CCW is working with the industry to break down the barriers to help and strengthen existing support through its own package of proposals which – with the backing of the water industry and government – could end water poverty for 1.5 million customers across England and Wales.

Emma Clancy, Chief Executive of CCW, said “There is a crisis looming for many vulnerable households this autumn which has increased the urgency for the industry to bring to life our plans to strengthen support with water bills.”

“We know existing support does not go far enough to end water poverty but it does have the potential to ease the pressure on some households as they head towards an uncertain winter. It’s vital anyone who is struggling financially gets in touch with their water company.”

Research from the Trussell Trust found that one in five Universal Credit claimants believe it’s likely they will have to skip meals when their payments are reduced from October. Stories have also emerged through CCW’s own research of consumers already going to extreme lengths to save on water and energy costs – including missing meals or washing clothes while taking a shower.

CCW wants to help end these cases of extreme hardship through the recommendations in its review of water affordability which was published in May 2021. This includes the creation of a single social tariff for England and Wales that would ensure no-one ever has to spend more than 5 per cent of their income – after housing costs – on water bills. It would end the patchwork of support currently provided by different water company schemes.
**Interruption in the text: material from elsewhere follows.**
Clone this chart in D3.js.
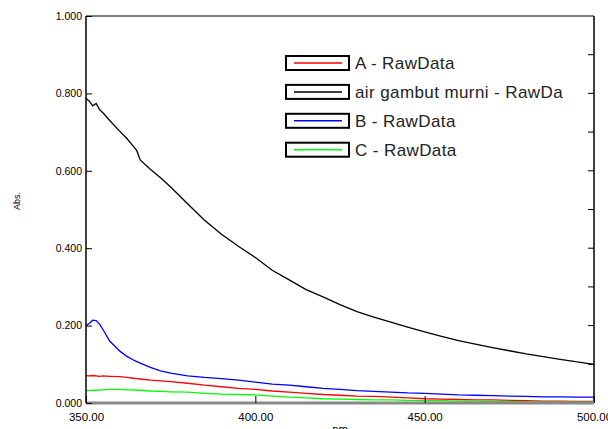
<!DOCTYPE html>
<html>
<head>
<meta charset="utf-8">
<script src="https://cdn.jsdelivr.net/npm/d3@7"></script>
<style>
    body { margin: 0; background: #fff; }
    svg { display: block; font-family: "Liberation Sans", Arial, sans-serif; }
</style>
</head>
<body>
<div id="spectrum"></div>
<script>
// wavelength grid (nm)
var wavelengths = [350, 351, 352, 353, 354, 355, 357, 360, 362, 364, 365, 366, 369, 372, 375,
    380, 385, 390, 395, 400, 405, 410, 415, 420, 425, 430, 435, 440, 445, 450,
    455, 460, 465, 470, 475, 480, 485, 490, 495, 500];

var abs_a = [0.071, 0.070, 0.071, 0.070, 0.069, 0.070, 0.069, 0.068, 0.066, 0.064, 0.063, 0.062, 0.059, 0.057, 0.055,
    0.051, 0.046, 0.042, 0.038, 0.035, 0.031, 0.028, 0.025, 0.022, 0.020, 0.018, 0.017, 0.015, 0.013, 0.011,
    0.010, 0.009, 0.008, 0.008, 0.007, 0.006, 0.005, 0.005, 0.004, 0.004];

var abs_murni = [0.787, 0.780, 0.768, 0.774, 0.758, 0.750, 0.730, 0.702, 0.684, 0.663, 0.652, 0.628, 0.604, 0.582, 0.558,
    0.515, 0.472, 0.436, 0.405, 0.376, 0.343, 0.318, 0.293, 0.274, 0.254, 0.236, 0.222, 0.209, 0.196, 0.184,
    0.172, 0.161, 0.152, 0.143, 0.135, 0.127, 0.120, 0.113, 0.106, 0.100];

var abs_b = [0.200, 0.206, 0.214, 0.213, 0.204, 0.190, 0.160, 0.134, 0.121, 0.111, 0.107, 0.103, 0.092, 0.083, 0.077,
    0.070, 0.066, 0.063, 0.059, 0.054, 0.049, 0.046, 0.042, 0.038, 0.035, 0.032, 0.030, 0.028, 0.026, 0.025,
    0.023, 0.021, 0.020, 0.019, 0.018, 0.017, 0.016, 0.016, 0.015, 0.015];

var abs_c = [0.032, 0.032, 0.033, 0.033, 0.034, 0.034, 0.035, 0.035, 0.034, 0.034, 0.033, 0.033, 0.031, 0.030, 0.029,
    0.028, 0.025, 0.023, 0.022, 0.021, 0.018, 0.015, 0.013, 0.011, 0.010, 0.009, 0.008, 0.008, 0.007, 0.006,
    0.006, 0.005, 0.005, 0.004, 0.004, 0.003, 0.003, 0.002, 0.002, 0.002];

var series_names = ["A - RawData", "air gambut murni - RawDa", "B - RawData", "C - RawData"];
var series_colors = ["#ff0000", "#000000", "#0000ff", "#00ff00"];

var x_ticks = [350, 400, 450, 500];
var y_ticks = [0, 0.2, 0.4, 0.6, 0.8, 1.0];
var y_minor = [0.1, 0.2, 0.3, 0.4, 0.5, 0.6, 0.7, 0.8, 0.9];

function render(id_name){
    var width = 608, height = 429;
    var margin = {top: 16, right: 14, bottom: 26, left: 86};
    var plot_w = width - margin.left - margin.right,
        plot_h = height - margin.top - margin.bottom;

    var svg = d3.select(id_name)
        .append("svg")
            .attr("width", width)
            .attr("height", height);

    var g = svg.append("g")
        .attr("transform", "translate(" + margin.left + "," + margin.top + ")");

    var x = d3.scaleLinear().domain([350, 500]).range([0, plot_w]);
    var y = d3.scaleLinear().domain([0, 1]).range([plot_h, 0]);

    // series lines
    var all = [abs_a, abs_murni, abs_b, abs_c];
    var line = d3.line()
        .x(function(d, i){ return x(wavelengths[i]); })
        .y(function(d){ return y(d); });

    g.selectAll(".series")
        .data(all)
        .enter()
        .append("path")
            .attr("class", "series")
            .attr("d", line)
            .attr("fill", "none")
            .attr("stroke", function(d, i){ return series_colors[i]; })
            .attr("stroke-width", 1.3);

    // frame
    g.append("line")
        .attr("x1", 0).attr("x2", plot_w)
        .attr("y1", 0).attr("y2", 0)
        .attr("stroke", "#555").attr("stroke-width", 1.5);
    g.append("line")
        .attr("x1", plot_w).attr("x2", plot_w)
        .attr("y1", 0).attr("y2", plot_h)
        .attr("stroke", "#000").attr("stroke-width", 1.5);
    g.append("line")
        .attr("x1", 0).attr("x2", 0)
        .attr("y1", 0).attr("y2", plot_h)
        .attr("stroke", "#000").attr("stroke-width", 1.5);
    g.append("line")
        .attr("x1", 0).attr("x2", plot_w)
        .attr("y1", plot_h).attr("y2", plot_h)
        .attr("stroke", "#888").attr("stroke-width", 3);

    // left axis, ticks pointing inward
    var y_axis = g.append("g")
        .call(d3.axisRight(y).tickValues(y_ticks).tickSize(6).tickFormat(d3.format(".3f")));
    y_axis.select(".domain").remove();
    y_axis.selectAll("line").attr("stroke", "#000");
    y_axis.selectAll("text")
        .attr("x", -4)
        .attr("text-anchor", "end")
        .attr("fill", "#000")
        .style("font-size", "10.5px");

    // right side tick marks
    g.selectAll(".rtick")
        .data(y_minor)
        .enter()
        .append("line")
            .attr("class", "rtick")
            .attr("x1", plot_w - 6).attr("x2", plot_w)
            .attr("y1", function(d){ return y(d); })
            .attr("y2", function(d){ return y(d); })
            .attr("stroke", "#000");

    // bottom axis, ticks pointing up
    var x_axis = g.append("g")
        .attr("transform", "translate(0," + plot_h + ")")
        .call(d3.axisTop(x).tickValues(x_ticks).tickSize(7).tickFormat(d3.format(".2f")));
    x_axis.select(".domain").remove();
    x_axis.selectAll("line").attr("stroke", "#000");
    x_axis.selectAll("text")
        .attr("y", 18)
        .attr("fill", "#000")
        .style("font-size", "11.5px");

    // axis titles
    svg.append("text")
        .attr("transform", "translate(20,201) rotate(-90)")
        .attr("text-anchor", "middle")
        .style("font-size", "9px")
        .text("Abs.");

    svg.append("text")
        .attr("x", margin.left + plot_w / 2)
        .attr("y", 433)
        .attr("text-anchor", "middle")
        .style("font-size", "11px")
        .text("nm");

    // legend
    var legend = g.selectAll(".legend")
        .data(series_names)
        .enter()
        .append("g")
            .attr("class", "legend")
            .attr("transform", function(d, i){
                return "translate(" + (286 - margin.left) + "," + (56 + i * 28.9 - margin.top) + ")";
            });

    legend.append("rect")
        .attr("width", 63)
        .attr("height", 14)
        .attr("fill", "#fff")
        .attr("stroke", "#000")
        .attr("stroke-width", 2);

    legend.append("line")
        .attr("x1", 8).attr("x2", 56)
        .attr("y1", 7).attr("y2", 7)
        .attr("stroke", function(d, i){ return series_colors[i]; })
        .attr("stroke-width", 1.5);

    legend.append("text")
        .attr("x", 69)
        .attr("y", 13)
        .style("font-size", "17px")
        .style("letter-spacing", "0.4px")
        .attr("fill", "#222")
        .text(function(d){ return d; });
}

render("#spectrum");
</script>
</body>
</html>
Some water companies are already actively working with CCW on other plans to make it easier for their customers to access help on everything from making payments and clearing debt to reducing their water consumption.

A series of pilot schemes are up and running or in the pipeline including efforts by Dwr Cymru Welsh Water and South Staffs and Cambridge Water to increase the prominence of advice on accessing help with financial assistance. United Utilities is also looking at increasing options to make payments more flexible so they can adjust to some customers’ more unpredictable income patterns.